There are other types of books and hybrids, all of which add to our knowledge of the subject. Most are genuine works of scholarship, involving considerable research and effort. Believe me, I know. This work is an attempt to fill two specific gaps in radio knowledge. 1. It tries to be a compilation of network programs, plus significant local and regional broadcasts. 2. It’s a list of the people who were involved in putting these programs on the air. I define “people” as those who received air credits (or should have received air credits) which were usually heard at the end of the show. To list the names of the station management, sales and engineering staff and all the other behind the scenes personnel at the larger stations and networks is beyond the scope of any database. Before the war, it was not uncommon for some stations in larger cities to have hundreds of employees. On the other hand, the entire Mutual network had about 75 people in 1967, including secretaries and mailroom personnel.

So why then, is this database both out of date and inaccurate? 1. It is an analysis of programs that are or were in my possession. There are many programs that have been located, sonically improved, recorded, catalogued and available for study. Discovery continues, books are being written and then revised, in fact, a whole army of amateur archeologists (don’t they have anything better to do?) supplies us with new information continuously. This, therefore is a work in progress. It was out of date the day it went onto the Internet.

The information is inaccurate not because I want it to be, nor because of sloppy scholarship, but because the information is still coming in, and some of it is going to be wrong. How do you determine when a network program started or stopped? You can check the newspapers and Radio Guide-type publications as a start. How do you handle that information when you find an original recording of a program clearly labeled as being broadcast a year after the show supposedly went off the air? What do you do when the program was heard locally in New York or Cleveland before it became a network show heard all over the country? What’s the date of the show’s last broadcast if it went off the network, ran just in Chicago for two years and then went into syndication around the country and was offered for sale to other radio stations for the next ten years (and then perhaps revived and resold a decade after that)? How do you determine the day of the week a show was on if it was heard on different days in different parts of the country! How can you tell its time of broadcast with four time zones, plus the delayed and repeat broadcasts? Who is the sponsor of the show if the product being advertised was different in varying parts of the country or changed from week to week! How do you spell the name of a performer whose name is mentioned on a program’s closing credits, but who wasn’t important enough to be mentioned in print anywhere? Is his name spelled Steven? Stephen? Stefan? Alan or Allen or Allan? William or Bill? Robert or Bob? Richard or Dick? What should Ira Grossel’s listing be since he was called Jeff Chandler for most of his career, except that one western series when he was billed as “Tex” Chandler? How do you handle Myron Wallace when he starts calling himself Mike Wallace, or when Connee Boswell becomes Connie Boswell? Is an actress’ name spelled Ann or Anne, is Gil Stratton the same actor as Gil Stratton, Jr.? And was Michael Ann Barrett a man or a woman?

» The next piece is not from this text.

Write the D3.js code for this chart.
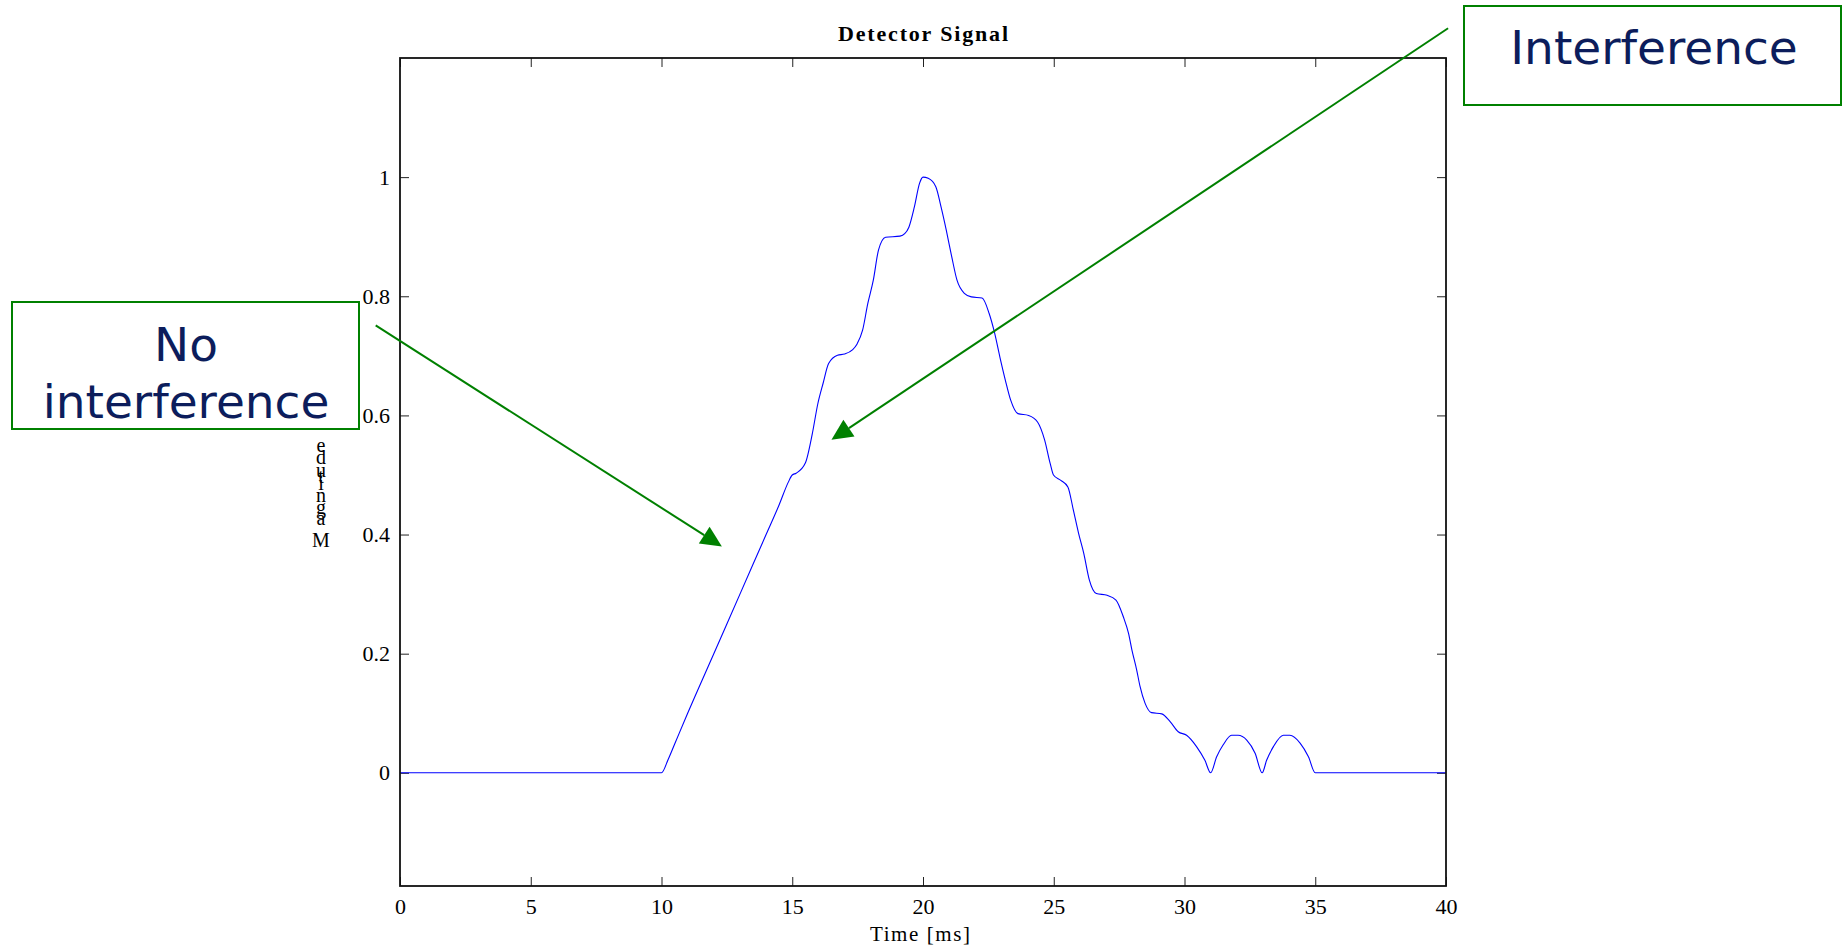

It’s easy to ask the above questions; it’s a lot harder to answer them. Obviously, I’ve made decisions and compromises. Much time consuming research was necessary, some of it is bound to be wrong. That’s why this work contains inaccuracies. One final question: how do you spell a name or describe a program when two trusted sources disagree?

I encourage readers to help me correct the many errors to be found in this book, both with “program” information and with “people” spelling. Please have some form of documentation beyond “I've always spelled it that way,” or “the show is dated differently in the XYZ catalogue.” My fellow collectors may be as perplexed, stubborn and wrong as I am. I would be most appreciative of those with definite information, and offer them immortality in the “acknowledgments” section of future editions, as well as my gratitude.